* START *

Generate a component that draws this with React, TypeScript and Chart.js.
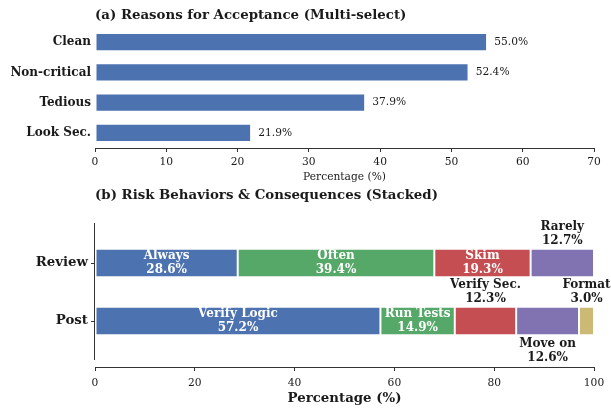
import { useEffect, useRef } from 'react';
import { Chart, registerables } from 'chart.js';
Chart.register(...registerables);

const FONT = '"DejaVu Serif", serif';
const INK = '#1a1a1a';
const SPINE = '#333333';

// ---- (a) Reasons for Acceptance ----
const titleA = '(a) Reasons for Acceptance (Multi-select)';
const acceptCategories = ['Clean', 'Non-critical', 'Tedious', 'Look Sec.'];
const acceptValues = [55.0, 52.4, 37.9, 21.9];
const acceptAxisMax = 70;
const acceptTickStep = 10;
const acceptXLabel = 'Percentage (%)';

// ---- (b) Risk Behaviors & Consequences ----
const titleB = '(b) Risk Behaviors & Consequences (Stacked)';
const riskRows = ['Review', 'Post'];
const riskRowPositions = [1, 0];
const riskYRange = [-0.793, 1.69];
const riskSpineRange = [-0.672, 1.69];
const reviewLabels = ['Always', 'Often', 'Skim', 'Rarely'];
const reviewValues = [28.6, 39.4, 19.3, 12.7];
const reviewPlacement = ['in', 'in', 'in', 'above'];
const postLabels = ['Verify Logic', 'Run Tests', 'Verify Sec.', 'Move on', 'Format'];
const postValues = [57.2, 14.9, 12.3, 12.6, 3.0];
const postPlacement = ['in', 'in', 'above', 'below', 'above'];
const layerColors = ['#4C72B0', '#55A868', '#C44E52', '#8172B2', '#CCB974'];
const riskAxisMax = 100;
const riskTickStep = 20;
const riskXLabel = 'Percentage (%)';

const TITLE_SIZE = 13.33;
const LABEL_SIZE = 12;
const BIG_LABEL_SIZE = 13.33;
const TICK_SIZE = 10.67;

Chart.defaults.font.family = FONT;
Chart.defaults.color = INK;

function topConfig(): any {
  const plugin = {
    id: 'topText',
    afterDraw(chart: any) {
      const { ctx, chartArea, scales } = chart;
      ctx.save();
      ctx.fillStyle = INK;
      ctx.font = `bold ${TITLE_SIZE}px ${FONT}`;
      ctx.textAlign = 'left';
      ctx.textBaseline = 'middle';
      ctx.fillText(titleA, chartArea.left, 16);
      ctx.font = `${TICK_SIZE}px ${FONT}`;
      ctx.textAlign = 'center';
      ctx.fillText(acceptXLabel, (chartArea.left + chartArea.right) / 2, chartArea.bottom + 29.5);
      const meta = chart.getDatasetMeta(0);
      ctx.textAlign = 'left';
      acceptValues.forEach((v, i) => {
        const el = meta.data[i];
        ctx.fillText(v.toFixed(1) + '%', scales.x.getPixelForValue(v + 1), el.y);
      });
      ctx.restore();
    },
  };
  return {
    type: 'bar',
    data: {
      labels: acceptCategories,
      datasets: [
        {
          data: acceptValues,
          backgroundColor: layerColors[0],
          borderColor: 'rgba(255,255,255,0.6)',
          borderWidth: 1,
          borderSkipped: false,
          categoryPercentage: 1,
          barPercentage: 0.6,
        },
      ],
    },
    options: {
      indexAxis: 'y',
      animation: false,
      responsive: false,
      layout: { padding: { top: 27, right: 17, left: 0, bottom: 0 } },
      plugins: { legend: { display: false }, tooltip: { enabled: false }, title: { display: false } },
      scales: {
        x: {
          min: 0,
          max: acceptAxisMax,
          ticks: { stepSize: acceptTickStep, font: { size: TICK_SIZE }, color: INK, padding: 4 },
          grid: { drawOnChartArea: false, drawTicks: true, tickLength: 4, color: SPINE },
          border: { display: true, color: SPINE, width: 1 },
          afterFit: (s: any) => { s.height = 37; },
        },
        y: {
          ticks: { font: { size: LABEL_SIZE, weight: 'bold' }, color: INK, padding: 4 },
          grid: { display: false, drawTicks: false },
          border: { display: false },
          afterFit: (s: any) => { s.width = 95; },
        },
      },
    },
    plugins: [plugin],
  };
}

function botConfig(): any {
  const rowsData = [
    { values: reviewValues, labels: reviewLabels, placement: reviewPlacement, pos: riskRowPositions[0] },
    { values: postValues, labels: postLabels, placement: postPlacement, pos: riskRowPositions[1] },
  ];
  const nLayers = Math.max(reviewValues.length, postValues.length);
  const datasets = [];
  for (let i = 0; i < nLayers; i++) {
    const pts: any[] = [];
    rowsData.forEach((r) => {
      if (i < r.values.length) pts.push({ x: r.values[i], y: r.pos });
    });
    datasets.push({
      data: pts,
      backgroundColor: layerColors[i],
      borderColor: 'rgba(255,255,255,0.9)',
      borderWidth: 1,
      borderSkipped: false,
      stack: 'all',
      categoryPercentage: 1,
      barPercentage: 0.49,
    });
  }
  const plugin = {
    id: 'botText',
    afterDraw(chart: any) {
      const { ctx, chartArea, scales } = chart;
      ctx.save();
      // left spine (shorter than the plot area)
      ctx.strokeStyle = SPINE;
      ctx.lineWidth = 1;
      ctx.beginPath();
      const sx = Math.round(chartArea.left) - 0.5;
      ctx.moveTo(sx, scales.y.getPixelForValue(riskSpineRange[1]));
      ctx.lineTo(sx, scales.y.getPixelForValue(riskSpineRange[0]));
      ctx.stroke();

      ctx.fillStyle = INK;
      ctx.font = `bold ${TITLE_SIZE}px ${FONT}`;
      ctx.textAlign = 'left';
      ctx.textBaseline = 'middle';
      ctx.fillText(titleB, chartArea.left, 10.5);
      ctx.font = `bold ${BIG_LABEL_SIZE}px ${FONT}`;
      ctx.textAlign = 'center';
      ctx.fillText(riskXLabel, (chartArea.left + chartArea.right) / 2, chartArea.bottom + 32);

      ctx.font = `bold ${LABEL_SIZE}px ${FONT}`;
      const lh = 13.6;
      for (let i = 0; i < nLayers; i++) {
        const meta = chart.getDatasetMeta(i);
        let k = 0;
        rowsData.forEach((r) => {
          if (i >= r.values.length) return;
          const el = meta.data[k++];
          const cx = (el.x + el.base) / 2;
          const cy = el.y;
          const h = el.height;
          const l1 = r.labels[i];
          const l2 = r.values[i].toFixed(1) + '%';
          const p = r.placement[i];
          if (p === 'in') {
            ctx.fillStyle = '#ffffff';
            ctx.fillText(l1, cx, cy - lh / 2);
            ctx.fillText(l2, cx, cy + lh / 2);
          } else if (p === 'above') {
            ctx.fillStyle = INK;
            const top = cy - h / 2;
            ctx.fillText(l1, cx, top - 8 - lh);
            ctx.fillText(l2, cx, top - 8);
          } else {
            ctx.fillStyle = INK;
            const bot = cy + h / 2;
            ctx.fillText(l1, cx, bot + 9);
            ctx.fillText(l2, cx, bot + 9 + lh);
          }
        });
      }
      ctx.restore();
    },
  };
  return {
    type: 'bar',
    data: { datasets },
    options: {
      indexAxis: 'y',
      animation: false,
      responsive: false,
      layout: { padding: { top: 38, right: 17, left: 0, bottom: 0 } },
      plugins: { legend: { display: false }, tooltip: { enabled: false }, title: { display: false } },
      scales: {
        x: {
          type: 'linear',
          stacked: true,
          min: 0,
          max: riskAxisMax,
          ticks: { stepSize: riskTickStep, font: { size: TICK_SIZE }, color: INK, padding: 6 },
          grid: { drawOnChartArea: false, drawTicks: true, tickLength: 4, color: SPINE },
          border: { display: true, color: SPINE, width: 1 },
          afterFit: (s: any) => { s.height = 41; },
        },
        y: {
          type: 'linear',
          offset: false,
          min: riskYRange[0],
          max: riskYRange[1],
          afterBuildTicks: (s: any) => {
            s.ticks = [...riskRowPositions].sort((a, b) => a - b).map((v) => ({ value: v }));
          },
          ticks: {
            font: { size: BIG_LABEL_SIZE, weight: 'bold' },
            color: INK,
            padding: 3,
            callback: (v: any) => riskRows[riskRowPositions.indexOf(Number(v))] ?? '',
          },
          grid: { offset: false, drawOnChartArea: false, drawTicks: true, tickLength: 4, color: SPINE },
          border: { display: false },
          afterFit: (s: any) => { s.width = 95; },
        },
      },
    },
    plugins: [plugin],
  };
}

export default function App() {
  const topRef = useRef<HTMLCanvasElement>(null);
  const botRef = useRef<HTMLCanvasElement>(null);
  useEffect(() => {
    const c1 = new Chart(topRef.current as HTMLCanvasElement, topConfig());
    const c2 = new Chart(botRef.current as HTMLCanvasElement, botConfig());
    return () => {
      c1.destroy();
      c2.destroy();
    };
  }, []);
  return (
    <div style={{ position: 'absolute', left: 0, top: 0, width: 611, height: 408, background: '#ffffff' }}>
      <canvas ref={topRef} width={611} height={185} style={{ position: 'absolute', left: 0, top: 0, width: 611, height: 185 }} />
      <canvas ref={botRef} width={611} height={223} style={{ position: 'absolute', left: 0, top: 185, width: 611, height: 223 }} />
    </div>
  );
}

* END *

▶ REQUEST: Reproduce exactly the run of lines that opens the listing and closes with the line holding "Chart.defaults.color = INK;". Pictures are excluded.

▶ COMPLETE OUTPUT:
Generate a component that draws this with React, TypeScript and Chart.js.
import { useEffect, useRef } from 'react';
import { Chart, registerables } from 'chart.js';
Chart.register(...registerables);

const FONT = '"DejaVu Serif", serif';
const INK = '#1a1a1a';
const SPINE = '#333333';

// ---- (a) Reasons for Acceptance ----
const titleA = '(a) Reasons for Acceptance (Multi-select)';
const acceptCategories = ['Clean', 'Non-critical', 'Tedious', 'Look Sec.'];
const acceptValues = [55.0, 52.4, 37.9, 21.9];
const acceptAxisMax = 70;
const acceptTickStep = 10;
const acceptXLabel = 'Percentage (%)';

// ---- (b) Risk Behaviors & Consequences ----
const titleB = '(b) Risk Behaviors & Consequences (Stacked)';
const riskRows = ['Review', 'Post'];
const riskRowPositions = [1, 0];
const riskYRange = [-0.793, 1.69];
const riskSpineRange = [-0.672, 1.69];
const reviewLabels = ['Always', 'Often', 'Skim', 'Rarely'];
const reviewValues = [28.6, 39.4, 19.3, 12.7];
const reviewPlacement = ['in', 'in', 'in', 'above'];
const postLabels = ['Verify Logic', 'Run Tests', 'Verify Sec.', 'Move on', 'Format'];
const postValues = [57.2, 14.9, 12.3, 12.6, 3.0];
const postPlacement = ['in', 'in', 'above', 'below', 'above'];
const layerColors = ['#4C72B0', '#55A868', '#C44E52', '#8172B2', '#CCB974'];
const riskAxisMax = 100;
const riskTickStep = 20;
const riskXLabel = 'Percentage (%)';

const TITLE_SIZE = 13.33;
const LABEL_SIZE = 12;
const BIG_LABEL_SIZE = 13.33;
const TICK_SIZE = 10.67;

Chart.defaults.font.family = FONT;
Chart.defaults.color = INK;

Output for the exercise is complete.